─── PROVIDED MATERIAL ───

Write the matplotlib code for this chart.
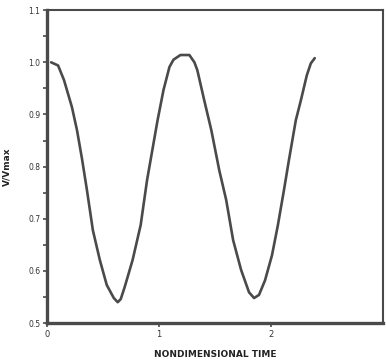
import matplotlib
matplotlib.use('Agg')
import matplotlib.pyplot as plt
import numpy as np

t = [0.036, 0.098, 0.151, 0.222, 0.267, 0.311, 0.356, 0.409, 0.471, 0.533,
     0.596, 0.631, 0.658, 0.693, 0.764, 0.836, 0.893, 0.924, 0.987, 1.040,
     1.093, 1.129, 1.191, 1.271, 1.316, 1.342, 1.404, 1.467, 1.538, 1.600,
     1.662, 1.733, 1.804, 1.849, 1.893, 1.947, 2.009, 2.062, 2.116, 2.160,
     2.222, 2.267, 2.320, 2.356, 2.391]
v = [1.000, 0.994, 0.966, 0.914, 0.870, 0.816, 0.755, 0.678, 0.621, 0.573,
     0.548, 0.540, 0.546, 0.569, 0.621, 0.688, 0.774, 0.812, 0.889, 0.947,
     0.991, 1.005, 1.014, 1.014, 1.000, 0.985, 0.927, 0.870, 0.793, 0.736,
     0.659, 0.602, 0.559, 0.548, 0.554, 0.582, 0.630, 0.688, 0.755, 0.812,
     0.889, 0.927, 0.975, 0.998, 1.008]

y_ticks = [0.5, 0.6, 0.7, 0.8, 0.9, 1.0, 1.1]
y_labels = ['0.5', '0.6', '0.7', '0.8', '0.9', '1.0', '1.1']
x_ticks = [0, 1, 2]
x_labels = ['0', '1', '2']

grey = '#4a4a4a'

fig = plt.figure(figsize=(3.86, 3.63), dpi=100)
ax = fig.add_axes([0.122, 0.110, 0.870, 0.862])

ax.plot(t, v, color=grey, linewidth=1.9, solid_joinstyle='round',
        solid_capstyle='round')

ax.set_xlim(0, 3)
ax.set_ylim(0.5, 1.1)

ax.set_yticks(y_ticks)
ax.set_yticklabels(y_labels, fontsize=5.5, color='#333333')
ax.set_yticks(np.arange(0.55, 1.1, 0.1), minor=True)
ax.set_xticks(x_ticks)
ax.set_xticklabels(x_labels, fontsize=6, color='#333333')

ax.tick_params(axis='both', which='both', direction='out', color=grey,
               width=1.2, length=3, pad=2)

for side in ['left', 'bottom']:
    ax.spines[side].set_linewidth(2.4)
    ax.spines[side].set_color(grey)
for side in ['top', 'right']:
    ax.spines[side].set_linewidth(1.5)
    ax.spines[side].set_color(grey)

ax.set_xlabel('NONDIMENSIONAL TIME', fontsize=6.5, fontweight='bold',
              color='#222222')
ax.set_ylabel('V/Vmax', fontsize=6.5, fontweight='bold', color='#222222')
ax.xaxis.set_label_coords(0.5, -0.085)
ax.yaxis.set_label_coords(-0.105, 0.5)

fig.savefig('out.png', dpi=100)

───

Exclude the pictures, and transcribe all of the material exactly.

▶ **TASK SOLUTION**:
Write the matplotlib code for this chart.
import matplotlib
matplotlib.use('Agg')
import matplotlib.pyplot as plt
import numpy as np

t = [0.036, 0.098, 0.151, 0.222, 0.267, 0.311, 0.356, 0.409, 0.471, 0.533,
     0.596, 0.631, 0.658, 0.693, 0.764, 0.836, 0.893, 0.924, 0.987, 1.040,
     1.093, 1.129, 1.191, 1.271, 1.316, 1.342, 1.404, 1.467, 1.538, 1.600,
     1.662, 1.733, 1.804, 1.849, 1.893, 1.947, 2.009, 2.062, 2.116, 2.160,
     2.222, 2.267, 2.320, 2.356, 2.391]
v = [1.000, 0.994, 0.966, 0.914, 0.870, 0.816, 0.755, 0.678, 0.621, 0.573,
     0.548, 0.540, 0.546, 0.569, 0.621, 0.688, 0.774, 0.812, 0.889, 0.947,
     0.991, 1.005, 1.014, 1.014, 1.000, 0.985, 0.927, 0.870, 0.793, 0.736,
     0.659, 0.602, 0.559, 0.548, 0.554, 0.582, 0.630, 0.688, 0.755, 0.812,
     0.889, 0.927, 0.975, 0.998, 1.008]

y_ticks = [0.5, 0.6, 0.7, 0.8, 0.9, 1.0, 1.1]
y_labels = ['0.5', '0.6', '0.7', '0.8', '0.9', '1.0', '1.1']
x_ticks = [0, 1, 2]
x_labels = ['0', '1', '2']

grey = '#4a4a4a'

fig = plt.figure(figsize=(3.86, 3.63), dpi=100)
ax = fig.add_axes([0.122, 0.110, 0.870, 0.862])

ax.plot(t, v, color=grey, linewidth=1.9, solid_joinstyle='round',
        solid_capstyle='round')

ax.set_xlim(0, 3)
ax.set_ylim(0.5, 1.1)

ax.set_yticks(y_ticks)
ax.set_yticklabels(y_labels, fontsize=5.5, color='#333333')
ax.set_yticks(np.arange(0.55, 1.1, 0.1), minor=True)
ax.set_xticks(x_ticks)
ax.set_xticklabels(x_labels, fontsize=6, color='#333333')

ax.tick_params(axis='both', which='both', direction='out', color=grey,
               width=1.2, length=3, pad=2)

for side in ['left', 'bottom']:
    ax.spines[side].set_linewidth(2.4)
    ax.spines[side].set_color(grey)
for side in ['top', 'right']:
    ax.spines[side].set_linewidth(1.5)
    ax.spines[side].set_color(grey)

ax.set_xlabel('NONDIMENSIONAL TIME', fontsize=6.5, fontweight='bold',
              color='#222222')
ax.set_ylabel('V/Vmax', fontsize=6.5, fontweight='bold', color='#222222')
ax.xaxis.set_label_coords(0.5, -0.085)
ax.yaxis.set_label_coords(-0.105, 0.5)

fig.savefig('out.png', dpi=100)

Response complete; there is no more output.